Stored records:
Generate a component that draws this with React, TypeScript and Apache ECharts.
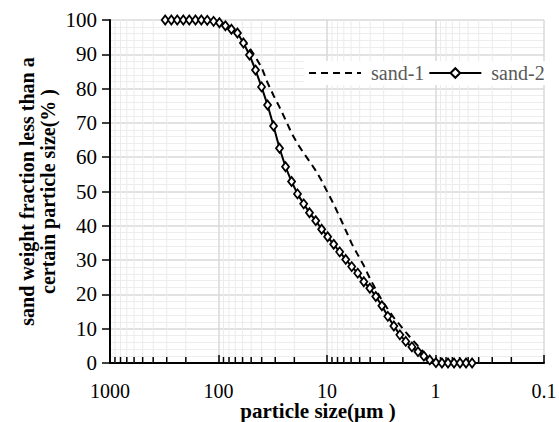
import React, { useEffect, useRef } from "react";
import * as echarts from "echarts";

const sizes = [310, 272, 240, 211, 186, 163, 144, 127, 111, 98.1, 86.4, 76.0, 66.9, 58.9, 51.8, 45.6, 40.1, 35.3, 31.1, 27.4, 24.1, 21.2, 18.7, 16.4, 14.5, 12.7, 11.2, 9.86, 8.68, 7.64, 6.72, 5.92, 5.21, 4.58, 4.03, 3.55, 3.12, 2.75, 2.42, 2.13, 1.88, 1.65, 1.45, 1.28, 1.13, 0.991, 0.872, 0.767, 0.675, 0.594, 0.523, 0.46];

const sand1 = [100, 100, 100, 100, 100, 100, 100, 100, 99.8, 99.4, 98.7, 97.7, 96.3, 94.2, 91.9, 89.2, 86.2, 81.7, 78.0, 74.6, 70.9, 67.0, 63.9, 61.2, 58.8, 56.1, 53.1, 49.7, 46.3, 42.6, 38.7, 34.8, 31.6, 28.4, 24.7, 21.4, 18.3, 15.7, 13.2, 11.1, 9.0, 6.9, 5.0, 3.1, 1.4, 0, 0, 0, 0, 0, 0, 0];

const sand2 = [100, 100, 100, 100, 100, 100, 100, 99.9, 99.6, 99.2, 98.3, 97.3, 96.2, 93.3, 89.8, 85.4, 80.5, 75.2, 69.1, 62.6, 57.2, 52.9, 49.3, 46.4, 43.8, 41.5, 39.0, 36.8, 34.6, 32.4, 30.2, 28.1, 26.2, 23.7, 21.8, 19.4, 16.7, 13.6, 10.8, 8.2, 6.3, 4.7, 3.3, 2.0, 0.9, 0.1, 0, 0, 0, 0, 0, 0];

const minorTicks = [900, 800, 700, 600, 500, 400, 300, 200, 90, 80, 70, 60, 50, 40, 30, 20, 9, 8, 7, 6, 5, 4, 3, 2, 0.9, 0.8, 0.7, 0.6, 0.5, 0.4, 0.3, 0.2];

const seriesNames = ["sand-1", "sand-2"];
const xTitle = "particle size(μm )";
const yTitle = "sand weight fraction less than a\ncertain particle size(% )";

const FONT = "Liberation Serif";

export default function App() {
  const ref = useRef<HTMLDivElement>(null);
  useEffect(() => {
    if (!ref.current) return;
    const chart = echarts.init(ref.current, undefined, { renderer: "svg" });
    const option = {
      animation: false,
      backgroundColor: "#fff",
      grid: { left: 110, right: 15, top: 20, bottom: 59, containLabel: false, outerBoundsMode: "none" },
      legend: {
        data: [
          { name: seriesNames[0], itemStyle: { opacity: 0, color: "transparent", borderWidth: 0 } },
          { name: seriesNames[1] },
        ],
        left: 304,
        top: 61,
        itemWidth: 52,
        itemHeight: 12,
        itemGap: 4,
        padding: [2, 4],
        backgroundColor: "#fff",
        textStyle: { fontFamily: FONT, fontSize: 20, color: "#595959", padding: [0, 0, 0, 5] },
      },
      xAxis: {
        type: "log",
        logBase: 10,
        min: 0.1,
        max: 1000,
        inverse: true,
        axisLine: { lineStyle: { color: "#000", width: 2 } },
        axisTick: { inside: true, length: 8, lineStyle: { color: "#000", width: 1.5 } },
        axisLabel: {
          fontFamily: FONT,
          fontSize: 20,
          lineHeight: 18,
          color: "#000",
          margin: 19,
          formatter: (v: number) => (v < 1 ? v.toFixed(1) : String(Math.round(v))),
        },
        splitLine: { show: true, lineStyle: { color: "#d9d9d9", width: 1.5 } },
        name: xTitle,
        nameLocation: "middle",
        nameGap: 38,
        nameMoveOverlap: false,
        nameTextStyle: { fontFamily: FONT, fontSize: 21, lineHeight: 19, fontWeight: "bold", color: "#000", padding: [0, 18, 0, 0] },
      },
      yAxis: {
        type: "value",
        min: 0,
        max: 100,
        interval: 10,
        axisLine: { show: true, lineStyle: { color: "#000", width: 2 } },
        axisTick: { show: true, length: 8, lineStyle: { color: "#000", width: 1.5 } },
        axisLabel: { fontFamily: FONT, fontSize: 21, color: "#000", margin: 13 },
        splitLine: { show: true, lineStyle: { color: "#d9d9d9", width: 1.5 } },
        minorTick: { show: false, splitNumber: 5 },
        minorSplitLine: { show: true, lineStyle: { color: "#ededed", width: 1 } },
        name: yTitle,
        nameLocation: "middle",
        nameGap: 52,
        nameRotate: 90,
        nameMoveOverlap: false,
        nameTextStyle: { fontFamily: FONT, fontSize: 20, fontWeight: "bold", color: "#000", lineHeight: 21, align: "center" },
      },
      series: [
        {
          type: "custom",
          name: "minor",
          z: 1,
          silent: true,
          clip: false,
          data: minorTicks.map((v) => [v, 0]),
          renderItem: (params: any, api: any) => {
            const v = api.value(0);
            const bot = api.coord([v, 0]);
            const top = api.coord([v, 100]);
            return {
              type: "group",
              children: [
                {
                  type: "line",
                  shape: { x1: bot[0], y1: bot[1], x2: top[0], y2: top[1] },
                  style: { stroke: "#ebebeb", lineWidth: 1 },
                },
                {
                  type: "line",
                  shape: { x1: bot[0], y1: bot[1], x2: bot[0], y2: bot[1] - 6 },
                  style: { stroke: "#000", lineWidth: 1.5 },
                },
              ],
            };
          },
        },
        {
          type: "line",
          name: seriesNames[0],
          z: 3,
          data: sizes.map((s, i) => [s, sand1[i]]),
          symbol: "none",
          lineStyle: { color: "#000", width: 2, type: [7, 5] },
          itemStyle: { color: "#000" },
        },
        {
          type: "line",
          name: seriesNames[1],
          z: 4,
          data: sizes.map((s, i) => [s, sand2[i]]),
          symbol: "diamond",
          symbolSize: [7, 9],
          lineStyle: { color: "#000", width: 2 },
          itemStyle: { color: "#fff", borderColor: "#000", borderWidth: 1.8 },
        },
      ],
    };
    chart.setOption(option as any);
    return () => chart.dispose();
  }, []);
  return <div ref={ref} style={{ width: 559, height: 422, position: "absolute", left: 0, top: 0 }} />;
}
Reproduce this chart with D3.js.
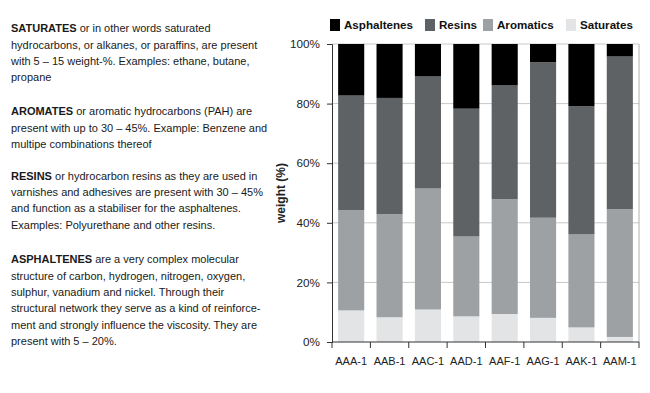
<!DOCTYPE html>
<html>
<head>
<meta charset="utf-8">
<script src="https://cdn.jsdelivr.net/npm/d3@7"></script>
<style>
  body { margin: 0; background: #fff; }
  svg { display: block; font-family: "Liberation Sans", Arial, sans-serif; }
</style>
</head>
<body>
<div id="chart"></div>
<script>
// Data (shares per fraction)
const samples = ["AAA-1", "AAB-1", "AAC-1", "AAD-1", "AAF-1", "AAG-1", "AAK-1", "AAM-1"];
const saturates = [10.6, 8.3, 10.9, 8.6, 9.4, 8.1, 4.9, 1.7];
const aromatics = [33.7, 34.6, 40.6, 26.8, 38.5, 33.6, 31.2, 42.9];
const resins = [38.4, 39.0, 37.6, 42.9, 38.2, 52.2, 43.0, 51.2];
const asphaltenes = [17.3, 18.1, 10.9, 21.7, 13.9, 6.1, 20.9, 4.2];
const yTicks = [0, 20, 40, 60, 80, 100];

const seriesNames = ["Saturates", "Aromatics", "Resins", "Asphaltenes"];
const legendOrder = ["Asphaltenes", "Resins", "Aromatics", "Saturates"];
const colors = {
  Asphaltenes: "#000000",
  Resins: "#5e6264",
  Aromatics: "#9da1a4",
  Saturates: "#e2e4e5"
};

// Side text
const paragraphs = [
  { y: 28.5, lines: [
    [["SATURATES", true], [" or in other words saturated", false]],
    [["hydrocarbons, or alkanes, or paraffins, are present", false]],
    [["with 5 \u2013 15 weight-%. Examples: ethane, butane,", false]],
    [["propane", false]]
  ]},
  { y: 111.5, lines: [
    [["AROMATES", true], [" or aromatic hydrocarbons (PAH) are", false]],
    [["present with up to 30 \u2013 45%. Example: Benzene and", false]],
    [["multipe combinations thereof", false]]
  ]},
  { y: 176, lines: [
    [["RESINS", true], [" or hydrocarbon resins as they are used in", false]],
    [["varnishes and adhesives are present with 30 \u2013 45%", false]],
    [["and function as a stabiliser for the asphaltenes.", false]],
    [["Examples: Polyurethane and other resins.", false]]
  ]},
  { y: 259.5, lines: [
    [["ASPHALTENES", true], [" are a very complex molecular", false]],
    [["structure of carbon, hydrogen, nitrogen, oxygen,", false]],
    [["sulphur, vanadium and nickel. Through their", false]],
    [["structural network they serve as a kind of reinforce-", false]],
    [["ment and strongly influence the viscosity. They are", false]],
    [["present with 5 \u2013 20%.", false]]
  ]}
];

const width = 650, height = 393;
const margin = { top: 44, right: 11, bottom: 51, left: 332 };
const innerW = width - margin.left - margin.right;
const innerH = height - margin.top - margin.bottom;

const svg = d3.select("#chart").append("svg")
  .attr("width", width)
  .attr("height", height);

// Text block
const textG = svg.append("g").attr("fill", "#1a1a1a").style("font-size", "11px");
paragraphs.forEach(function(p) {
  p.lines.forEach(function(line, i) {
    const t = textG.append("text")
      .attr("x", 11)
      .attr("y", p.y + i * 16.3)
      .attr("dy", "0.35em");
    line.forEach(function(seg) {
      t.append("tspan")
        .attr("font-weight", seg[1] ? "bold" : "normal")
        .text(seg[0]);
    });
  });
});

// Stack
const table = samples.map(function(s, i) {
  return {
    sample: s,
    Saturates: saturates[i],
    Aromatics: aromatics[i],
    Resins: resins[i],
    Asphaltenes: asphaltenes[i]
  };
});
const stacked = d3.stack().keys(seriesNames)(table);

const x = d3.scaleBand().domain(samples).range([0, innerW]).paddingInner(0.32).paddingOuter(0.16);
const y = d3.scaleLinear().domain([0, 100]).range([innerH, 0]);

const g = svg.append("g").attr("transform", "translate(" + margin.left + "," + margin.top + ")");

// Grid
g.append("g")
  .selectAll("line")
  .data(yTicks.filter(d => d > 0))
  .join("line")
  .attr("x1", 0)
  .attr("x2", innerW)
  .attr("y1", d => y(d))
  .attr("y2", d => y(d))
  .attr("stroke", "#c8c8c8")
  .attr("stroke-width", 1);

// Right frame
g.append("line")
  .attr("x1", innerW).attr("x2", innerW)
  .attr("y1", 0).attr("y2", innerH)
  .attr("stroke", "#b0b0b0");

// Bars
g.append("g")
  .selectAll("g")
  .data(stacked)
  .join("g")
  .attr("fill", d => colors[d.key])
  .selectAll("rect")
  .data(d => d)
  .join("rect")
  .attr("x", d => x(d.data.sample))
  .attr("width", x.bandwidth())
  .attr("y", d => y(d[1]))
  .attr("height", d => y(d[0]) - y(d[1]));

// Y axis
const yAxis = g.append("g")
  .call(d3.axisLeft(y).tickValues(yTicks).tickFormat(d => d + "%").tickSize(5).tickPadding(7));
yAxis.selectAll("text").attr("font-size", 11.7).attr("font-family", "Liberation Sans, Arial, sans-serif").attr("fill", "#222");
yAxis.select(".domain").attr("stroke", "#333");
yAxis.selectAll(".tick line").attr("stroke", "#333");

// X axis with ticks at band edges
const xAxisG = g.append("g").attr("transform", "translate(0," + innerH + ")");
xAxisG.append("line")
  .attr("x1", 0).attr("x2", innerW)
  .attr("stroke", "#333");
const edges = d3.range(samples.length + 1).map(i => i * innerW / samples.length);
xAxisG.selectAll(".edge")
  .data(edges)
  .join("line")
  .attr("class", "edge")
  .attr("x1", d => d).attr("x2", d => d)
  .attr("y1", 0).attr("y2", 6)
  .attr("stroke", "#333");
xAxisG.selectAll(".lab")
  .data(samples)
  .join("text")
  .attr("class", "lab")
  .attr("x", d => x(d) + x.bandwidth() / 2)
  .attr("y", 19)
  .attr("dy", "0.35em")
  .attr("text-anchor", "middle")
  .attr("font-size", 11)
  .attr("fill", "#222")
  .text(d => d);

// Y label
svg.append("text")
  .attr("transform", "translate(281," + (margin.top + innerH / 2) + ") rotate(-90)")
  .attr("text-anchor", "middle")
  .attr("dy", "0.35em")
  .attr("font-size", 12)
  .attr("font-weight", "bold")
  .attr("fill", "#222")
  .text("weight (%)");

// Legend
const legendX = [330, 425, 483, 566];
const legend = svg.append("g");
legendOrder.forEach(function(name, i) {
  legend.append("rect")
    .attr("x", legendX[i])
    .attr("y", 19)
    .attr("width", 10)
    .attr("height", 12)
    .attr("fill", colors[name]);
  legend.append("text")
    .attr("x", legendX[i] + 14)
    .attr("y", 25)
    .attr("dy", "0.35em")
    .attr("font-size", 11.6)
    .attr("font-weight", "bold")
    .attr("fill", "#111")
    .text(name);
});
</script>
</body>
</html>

What is expected: Without the pictures, give again only the lines beginning at the line that contains "Reproduce this chart with D3.js." and stopping after the line that contains "const yTicks = [0, 20, 40, 60, 80, 100];", exactly as written.

Answer for this exercise:
Reproduce this chart with D3.js.
<!DOCTYPE html>
<html>
<head>
<meta charset="utf-8">
<script src="https://cdn.jsdelivr.net/npm/d3@7"></script>
<style>
  body { margin: 0; background: #fff; }
  svg { display: block; font-family: "Liberation Sans", Arial, sans-serif; }
</style>
</head>
<body>
<div id="chart"></div>
<script>
// Data (shares per fraction)
const samples = ["AAA-1", "AAB-1", "AAC-1", "AAD-1", "AAF-1", "AAG-1", "AAK-1", "AAM-1"];
const saturates = [10.6, 8.3, 10.9, 8.6, 9.4, 8.1, 4.9, 1.7];
const aromatics = [33.7, 34.6, 40.6, 26.8, 38.5, 33.6, 31.2, 42.9];
const resins = [38.4, 39.0, 37.6, 42.9, 38.2, 52.2, 43.0, 51.2];
const asphaltenes = [17.3, 18.1, 10.9, 21.7, 13.9, 6.1, 20.9, 4.2];
const yTicks = [0, 20, 40, 60, 80, 100];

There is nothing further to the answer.